The following grouping of important works by Cheyney Thompson offers a significant selection detailing the artist’s oeuvre. From the brushstroke, minutely controlled, to the expansive market context in which artworks are disseminated, Cheyney Thompson’s paintings, photographs, and installations investigate the contemporary landscape of invention and distribution. Thompson has made the technology, production and distribution of painting and sculpture the subject of his work for over a decade, often employing rational structures and technological processes to work through problems that organize themselves around the terms of painting.
“The luminous surfaces of his Chronochromes are composed using the color system devised by Albert H. Munsell in the 1990s. Thompson transposes Munsell’s system—used to classify everything from archaeological artifacts to frozen French fries—onto a calendrical cycle: each day is assigned a complementary hue pair, and for each laboriously hand-rendered mark painted during that day, the value is determined by the hour when the painting occurs, the saturation determined by the month. This system produces paintings “which register fatigue, distraction and interruptions as well as the flow of time itself” (J. Ribas, Cheyney Thompson, London, 2013, p. 3). The materiality of painting is the basis for the Chronochromes, which depict a motif drawn from an enlarged scan of canvas. Each painting is given a unique historical format, including those of an academic portrait painting, a diptych and a Renaissance tondo. The use of this typology continues the artist’s investigation into the history of painting.
Thompson’s long-standing interest in the circulation of painting is evident in the images of his landlords, which are composed using the four-color CMYK process of commercial painting. These works comment on the historical relations of artistic production and on the circulation and exchange of commodities and information—themes that run constantly through Thompson’s work. “Through what he calls ‘a subtractive process, removing degrees of light from the image’—as the CMYK process ‘subtracts’ luminance from white—Thompson’s portraits combine the painterly with deskilled technology” (ibid).
Thompson’s works commonly employ tables as pedestals or neutral presentational devices, as in Table of Blood and Guts (2002) and Table Displaying Gifts from the Landlord and Working Papers (2006) all exhibited in the Whitney Biennial in 2008. This efficiently mutable form suggests a relation to the portable economy of the street even as it serves as an organizing frame for the objects it shows off. Questioning protocols of exhibition as much as techniques of production and their contingent modes of reception in the space of the gallery, Thompson assumes the history, practice, and circulation of painting as his subject. These important works question the notion of painting itself and reflect the artist’s interest in varying forms of display.

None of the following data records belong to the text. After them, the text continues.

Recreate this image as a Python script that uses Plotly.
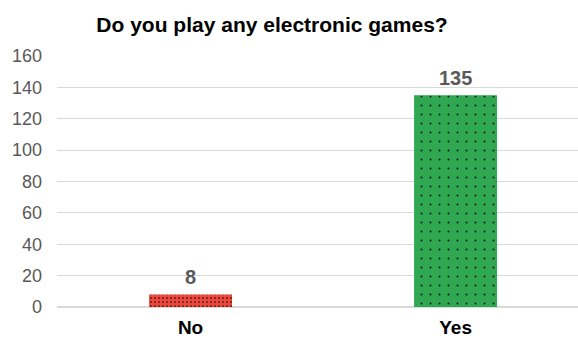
import plotly.graph_objects as go

categories = ["No", "Yes"]
values = [8, 135]
colors = ["#F0473B", "#2FA851"]
dot_sizes = [4, 9]
dot_solidity = [0.14, 0.035]
tick_vals = [0, 20, 40, 60, 80, 100, 120, 140, 160]

FONT = "Liberation Sans, Arial"

fig = go.Figure()
for i, (cat, v) in enumerate(zip(categories, values)):
    fig.add_trace(go.Bar(
        x=[i], y=[v], name=cat,
        marker=dict(
            color=colors[i],
            line=dict(width=0),
            pattern=dict(shape=".", fgcolor="#111111", bgcolor=colors[i], fgopacity=1,
                         size=dot_sizes[i], solidity=dot_solidity[i], fillmode="replace"),
        ),
        width=0.313,
    ))
    fig.add_annotation(x=i, y=v, text=f"<b>{v}</b>", showarrow=False, yanchor="bottom", yshift=4,
                       font=dict(family=FONT, size=20, color="#595959"))

fig.update_layout(
    width=578, height=338,
    margin=dict(l=57, r=0, t=56, b=31),
    paper_bgcolor="white", plot_bgcolor="white",
    showlegend=False, barmode="overlay",
    title=dict(text="<b>Do you play any electronic games?</b>", x=272 / 578, xanchor="center",
               y=1 - 25 / 338, yanchor="middle",
               font=dict(family=FONT, size=21, color="#000000")),
    xaxis=dict(range=[-0.504, 1.462], tickvals=[0, 1], ticktext=categories,
               showgrid=False, showline=False, zeroline=False, ticks="", ticklabelstandoff=7,
               tickfont=dict(family=FONT, size=19, color="#000000", weight="bold")),
    yaxis=dict(range=[0, 160], tickvals=tick_vals, showgrid=True, gridcolor="#D9D9D9", gridwidth=1,
               zeroline=True, zerolinecolor="#D9D9D9", ticks="", ticklabelstandoff=14,
               tickfont=dict(family=FONT, size=18, color="#595959")),
)
fig.write_html("out.html")
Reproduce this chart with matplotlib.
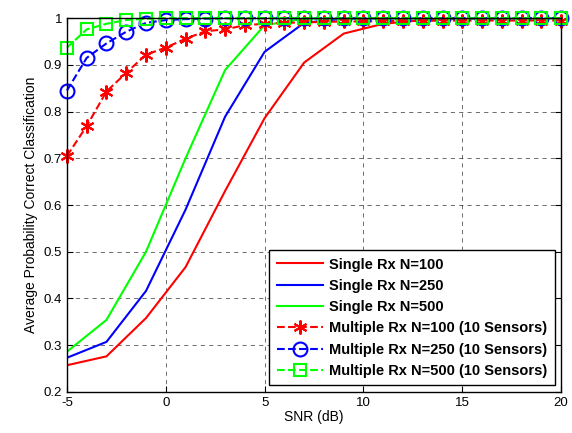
import numpy as np
import matplotlib
matplotlib.use("Agg")
import matplotlib.pyplot as plt

plt.rcParams["font.family"] = ["Liberation Sans", "DejaVu Sans"]
plt.rcParams["axes.unicode_minus"] = False

# single receiver curves, every 2 dB
snr_single = [-5, -3, -1, 1, 3, 5, 7, 9, 11, 13, 15, 17, 19]
single_100 = [0.257, 0.276, 0.358, 0.467, 0.630, 0.786, 0.905, 0.967, 0.988, 0.996, 0.999, 1.0, 1.0]
single_250 = [0.273, 0.307, 0.416, 0.590, 0.789, 0.928, 0.990, 0.999, 1.0, 1.0, 1.0, 1.0, 1.0]
single_500 = [0.286, 0.354, 0.500, 0.700, 0.889, 0.985, 0.999, 1.0, 1.0, 1.0, 1.0, 1.0, 1.0]

# multiple receivers (10 sensors), every 1 dB
snr_multi = list(range(-5, 21))
multi_100 = [0.705, 0.769, 0.843, 0.883, 0.922, 0.937, 0.956, 0.972, 0.976, 0.985, 0.988,
             0.990, 0.991, 0.992, 0.993, 0.993, 0.994, 0.994, 0.994, 0.995, 0.995,
             0.995, 0.995, 0.995, 0.995, 0.995]
multi_250 = [0.845, 0.915, 0.946, 0.971, 0.990, 0.996, 0.998, 0.999] + [1.0] * 18
multi_500 = [0.937, 0.976, 0.988, 0.996, 0.999] + [1.0] * 21

labels = ["Single Rx N=100", "Single Rx N=250", "Single Rx N=500",
          "Multiple Rx N=100 (10 Sensors)", "Multiple Rx N=250 (10 Sensors)",
          "Multiple Rx N=500 (10 Sensors)"]

red, blue, green = "#ff0000", "#0000ff", "#00ff00"
lws = 1.5

fig = plt.figure(figsize=(5.72, 4.33), dpi=100)
ax = fig.add_axes([0.117, 0.095, 0.864, 0.863])

ax.plot(snr_single, single_100, color=red, lw=lws, label=labels[0])
ax.plot(snr_single, single_250, color=blue, lw=lws, label=labels[1])
ax.plot(snr_single, single_500, color=green, lw=lws, label=labels[2])
ax.plot(snr_multi, multi_100, '--', color=red, lw=lws, marker=(6, 2, 0), ms=10, mew=1.5,
        label=labels[3], clip_on=False, zorder=3)
ax.plot(snr_multi, multi_250, '--', color=blue, lw=lws, marker='o', ms=10, mew=1.5,
        mfc='none', label=labels[4], clip_on=False, zorder=3)
ax.plot(snr_multi, multi_500, '--', color=green, lw=lws, marker='s', ms=8, mew=1.5,
        mfc='none', label=labels[5], clip_on=False, zorder=3)

ax.set_xlim(-5, 20)
ax.set_ylim(0.2, 1.0)
ax.set_xticks(np.arange(-5, 21, 5))
ax.set_yticks(np.arange(0.2, 1.01, 0.1))
ax.set_yticklabels(["0.2", "0.3", "0.4", "0.5", "0.6", "0.7", "0.8", "0.9", "1"])
ax.grid(True, color="black", linestyle=(0, (6, 6)), linewidth=0.5, alpha=0.8)
ax.tick_params(direction="in", top=True, right=True, labelsize=9.5, length=4)
for sp in ax.spines.values():
    sp.set_linewidth(1.0)
    sp.set_zorder(4)

ax.set_xlabel("SNR (dB)", fontsize=10, labelpad=1)
ax.set_ylabel("Average Probability Correct Classification", fontsize=10, labelpad=4)

leg = ax.legend(loc="lower right", fancybox=False, framealpha=1, edgecolor="black",
                prop={"weight": "bold", "size": 10.5}, handlelength=3.2,
                handletextpad=0.4, borderaxespad=0.45, labelspacing=0.5,
                borderpad=0.5)
leg.get_frame().set_linewidth(1.0)
leg.set_zorder(5)

fig.savefig("out.png", dpi=100)
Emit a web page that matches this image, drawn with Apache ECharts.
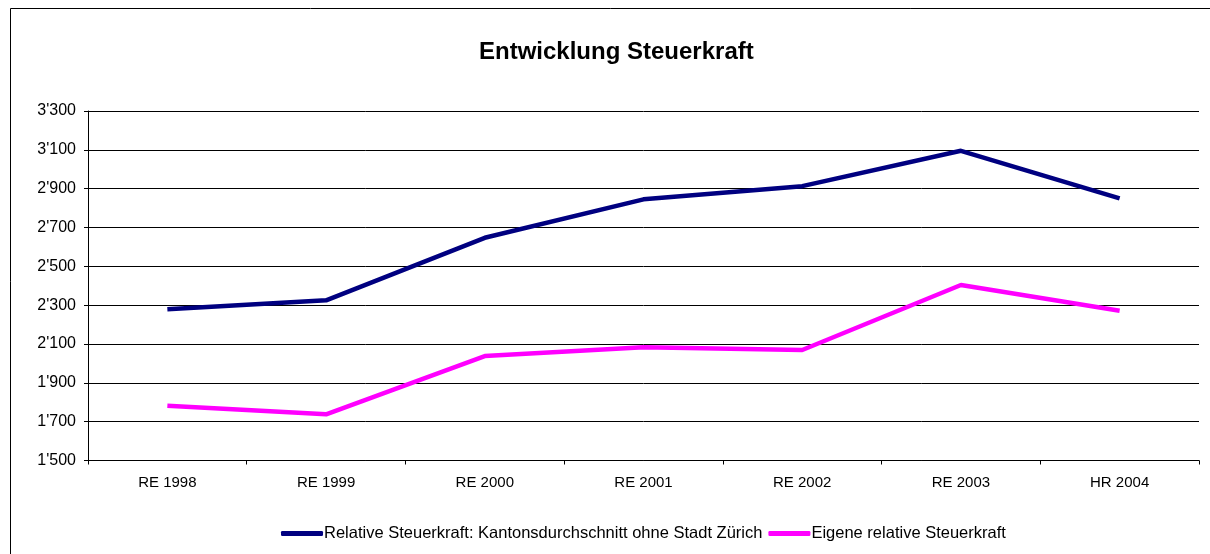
<!DOCTYPE html>
<html><head><meta charset="utf-8">
<script src="https://cdn.jsdelivr.net/npm/echarts@6/dist/echarts.min.js"></script>
<style>html,body{margin:0;padding:0;background:#fff}#c{width:1210px;height:554px}</style>
</head><body><div id="c"></div>
<script>
const categories = ['RE 1998','RE 1999','RE 2000','RE 2001','RE 2002','RE 2003','HR 2004'];
const kantonValues = [2279, 2325, 2647, 2845, 2913, 3095, 2850];
const eigeneValues = [1782, 1738, 2038, 2083, 2069, 2404, 2271];
const yTicks = [1500, 1700, 1900, 2100, 2300, 2500, 2700, 2900, 3100, 3300];
const seriesNames = ['Relative Steuerkraft: Kantonsdurchschnitt ohne Stadt Zürich', 'Eigene relative Steuerkraft'];

const chart = echarts.init(document.getElementById('c'), null, {renderer: 'canvas'});
const font = 'Liberation Sans, Arial, sans-serif';
chart.setOption({
  animation: false,
  backgroundColor: '#fff',
  graphic: [{type: 'rect', shape: {x: 10.5, y: 8.5, width: 1300, height: 700}, style: {fill: 'none', stroke: '#000', lineWidth: 1}, z: -1}],
  title: {text: 'Entwicklung Steuerkraft', left: 474, top: 35,
    textStyle: {fontFamily: font, fontSize: 24, fontWeight: 'bold', color: '#000'}},
  legend: {top: 520, left: 276, itemWidth: 42, itemHeight: 5, itemGap: 6,
    icon: 'roundRect',
    textStyle: {fontFamily: font, fontSize: 16.5, color: '#000', padding: [0,0,0,-4]},
    data: seriesNames},
  grid: {left: 88, right: 11, top: 111, bottom: 93.5},
  xAxis: {type: 'category', data: categories, boundaryGap: true,
    axisLine: {lineStyle: {color: '#000', width: 1}},
    axisTick: {show: true, length: 4, lineStyle: {color: '#000'}},
    axisLabel: {fontFamily: font, fontSize: 15, color: '#000', margin: 15}},
  yAxis: {type: 'value', min: 1500, max: 3300, interval: 200,
    axisLine: {show: true, lineStyle: {color: '#000', width: 1}},
    axisTick: {show: true, length: 4, lineStyle: {color: '#000'}},
    splitLine: {lineStyle: {color: '#000', width: 1}},
    axisLabel: {fontFamily: font, fontSize: 16, color: '#000', margin: 12,
      formatter: v => yTicks.includes(v) ? String(v).replace(/^(\d)(\d{3})$/, "$1'$2") : ''}},
  series: [
    {name: seriesNames[0], type: 'line', data: kantonValues, symbol: 'none',
      lineStyle: {color: '#000080', width: 4.5}, itemStyle: {color: '#000080'}},
    {name: seriesNames[1], type: 'line', data: eigeneValues, symbol: 'none',
      lineStyle: {color: '#FF00FF', width: 4.5}, itemStyle: {color: '#FF00FF'}}
  ]
});
</script></body></html>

Thompson mines the histories of modernism in his work, critiquing how images have been produced, displayed, and circulated. Here he collides past and present, making reference to Robho (1967–71), the French journal that promoted Kinetic art (an international movement of the late 1960s rooted in abstraction and motion), while also examining the everyday life of objects in today’s art market. While Thompson works predominantly as a painter, in this selection of works he has explored the print medium’s capacity for reproduction and technical variation, printing each image in five different colors to generate a full range of permutations, a decision perhaps also inspired by Robho, whose five issues were each printed in single color.
“In much of Thompson’s work we are asked to engage…in the condition that meaning can only arise as a condition of prepositional relation: between, among, with, of in…he asks us to submit to its constellated reality, not as radical fluidity and ease, but as a surfeit that threatens to overwhelm the coordinates of normative, or ordinary human life. He forces us to consider that all creative work, in any sphere, must find its own coordinates if it is to be released from the contagion of unexamined reaction. His work engages the structural mandate without submitting to automatism; systems and structures are treated as generative tools” (A, Lauterbach, “On Cheyney Thompson: The Task of Art in the Age of Information,” Cheyney Thompson, London, 2013, p. 175).